I know you'd performed with Chuck Berry, Roy Buchanan and Solomon Burke. How did you get those gigs, and what kind of experiences did you come away with playing legends like them?

Well, each one of them was different. Roy Buchanan was certainly the most positive, most inspirational, the biggest learning experience of any well-known artist I've played with. It was probably because the guy was just so dammed good. He was so good, and I think part of that was that he had a great deal of confidence, and it was very easy to work with him. He wasn't uptight. He was the most easy-going guy in the world.

I was a young guy in my twenties, and he was so encouraging to me, and if I'd ask him a question... I think back at it now and he must have said, "God, this kid's bugging me with all these questions." But he was really cool. And another thing I learned from working with him -- because I did a lot of shows with Roy Buchanan -- and he cared about the people that came to see him play. He would sit after a show for hours, and anyone who wanted to come back to the dressing room and say hi and shake his hand and chat with him a bit, he would do that. You can't say that about a lot of people. He was very, very inspirational.

My fondest memory of Solomon Burke was how late he would show up to gigs. We would be on stage playing his introduction number, and there'd be an emcee announcing him, and he's still not in the building yet. But he was really cool. The guy was a legend when I played with him.

The first time I played with Chuck Berry was in Houston. I played with about once a year for about nine years. He would use different regional bands as traveled cross-country. He never had his own band. It was a different experience. Chuck was kind of aloof. A lot of people who have played behind Chuck Berry have written about him, including people like Bruce Springsteen, who backed him up, back in the -- I don't know -- in the early '70s or something like that.

But it's pretty much the same story. He'd come out... He'd get people that were diehard Chuck Berry fans who had all his records and everything like that. You know, some of the nights he'd be good, and some of the nights he'd be bad. There were a lot of fond memories of playing with him.

One of the best things was when he'd go into his duck walk and the histrionics that he'd do... I was right there on the stage with him, so I'd look at the look in his eye when he'd be doing it, and it was kind of a cross, being really cool and being really scary. But it was a great experience. I really got a lot out of it. He'd always give me a lot of guitar solos and stuff during his shows and that was pretty cool.

What do you have in store for your show at Lannie's?
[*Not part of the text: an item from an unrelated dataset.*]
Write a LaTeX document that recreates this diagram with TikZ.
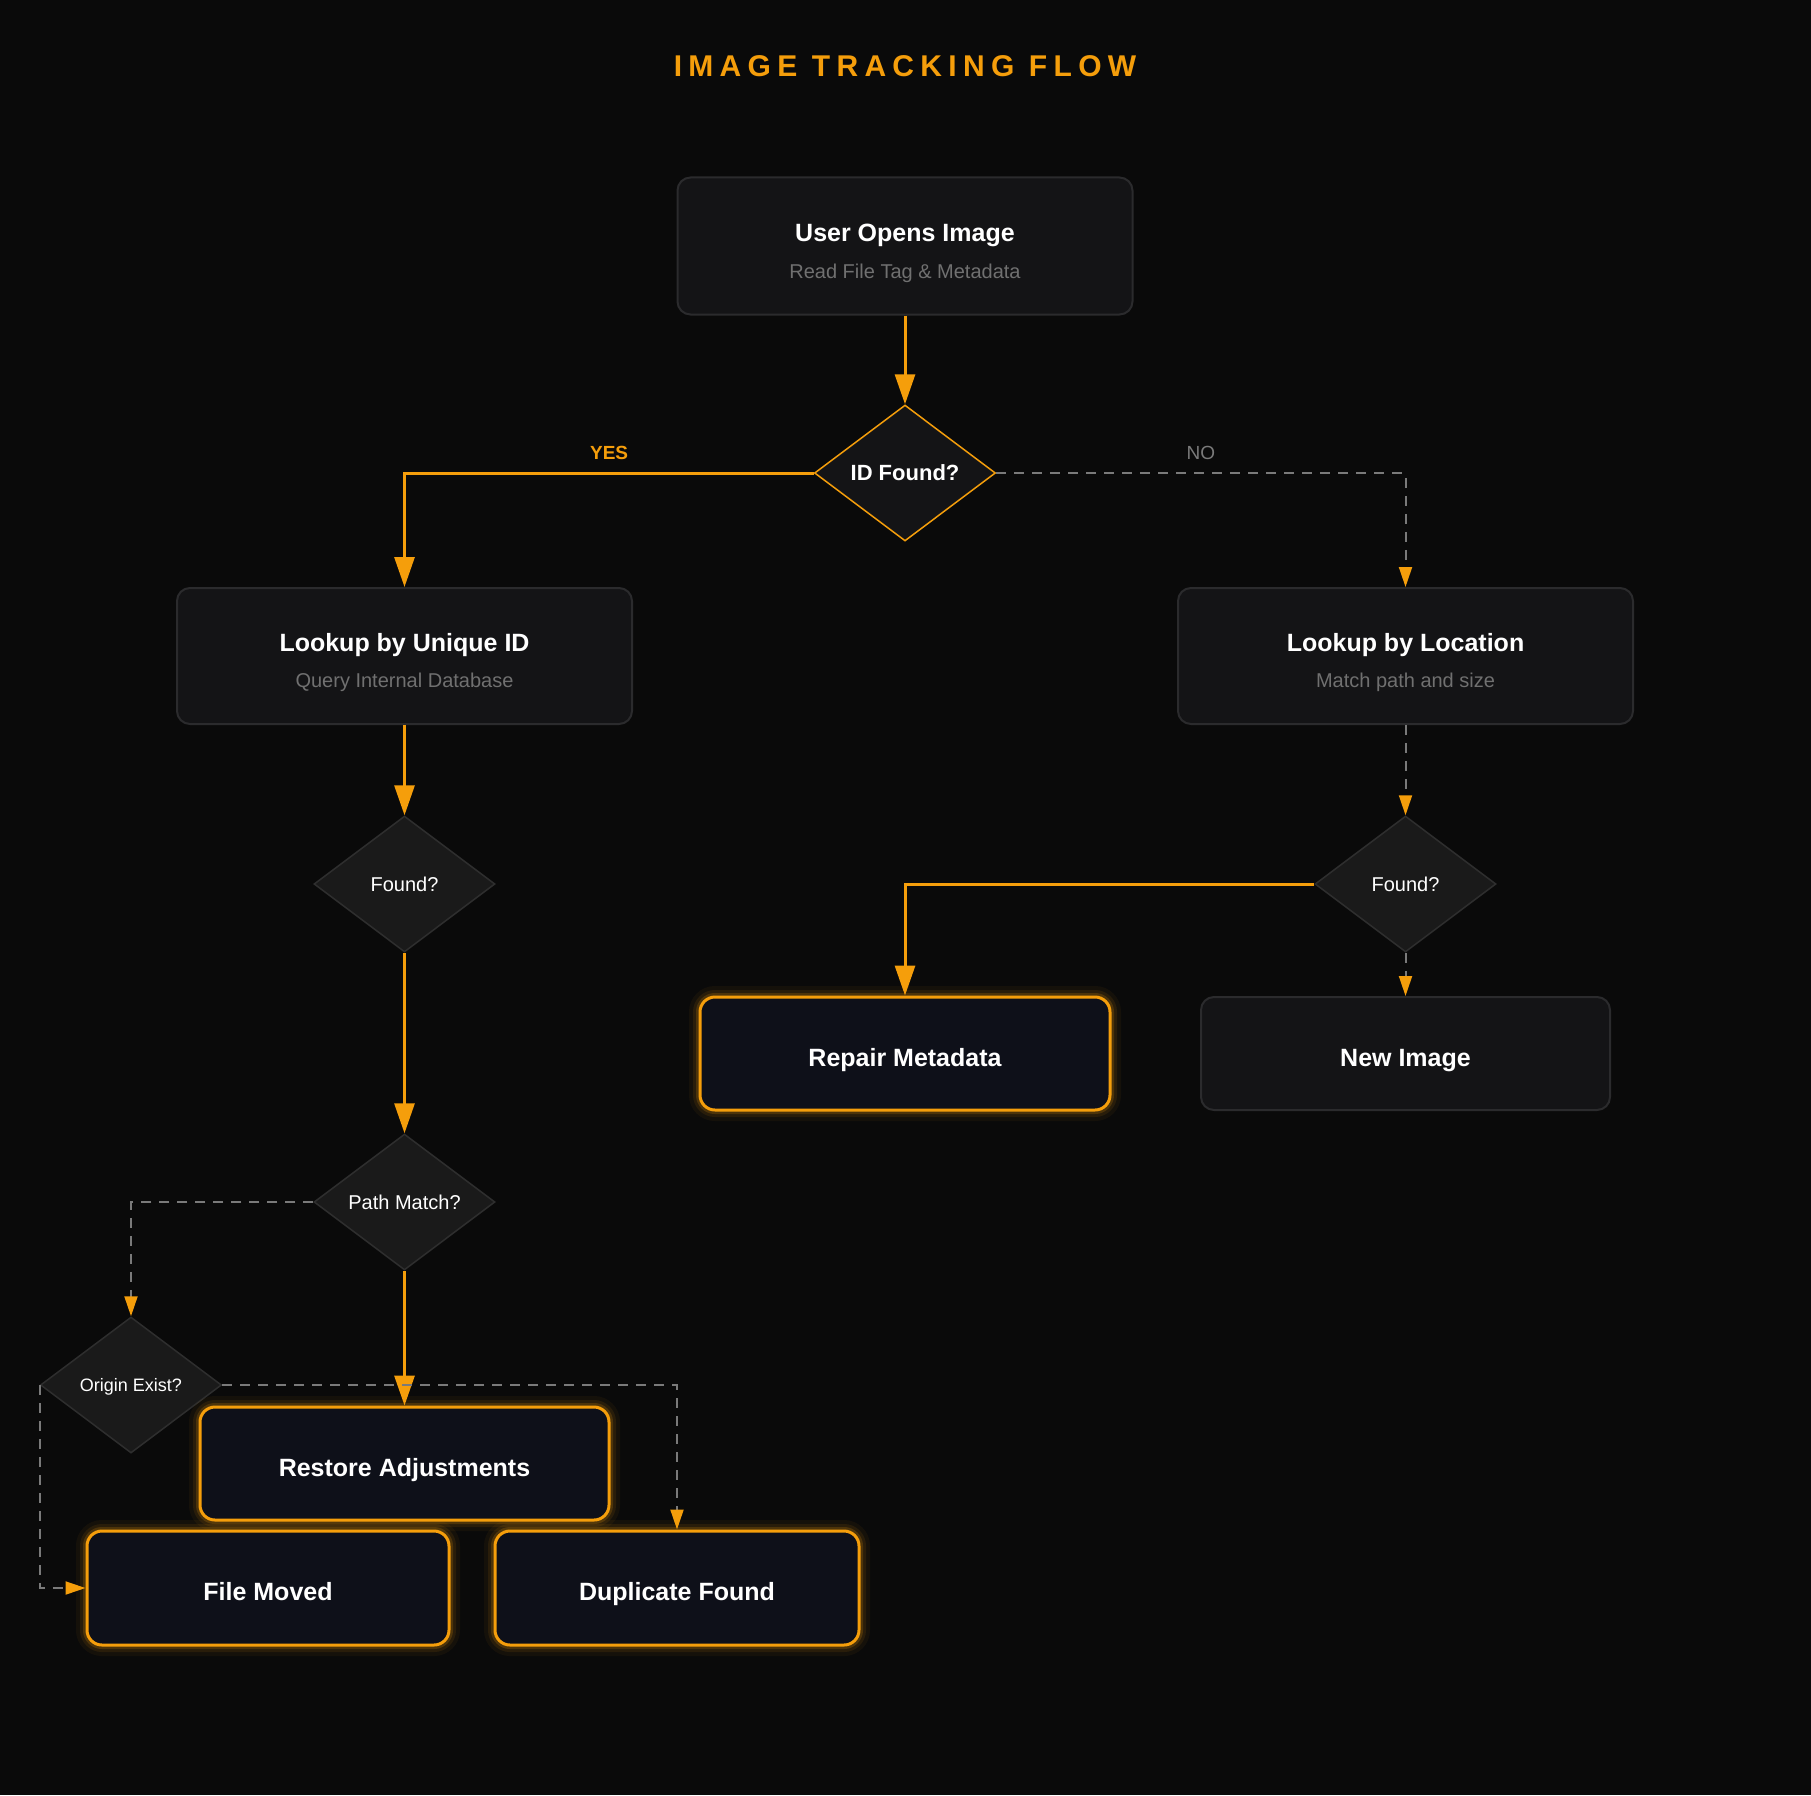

Well, it is a holiday show so there will probably be a few Christmas songs, but I will say they're probably not the traditional ones. They're probably a little more irreverent. It's not going to be like a religious show. There will be a few Christmas rock and roll and rockabilly songs thrown in, but it's pretty much the same show I do out here with my band from the four CDs I have out. A lot of my original songs, a few just fun ripping rockabilly tunes and it's going to be a pretty cool show.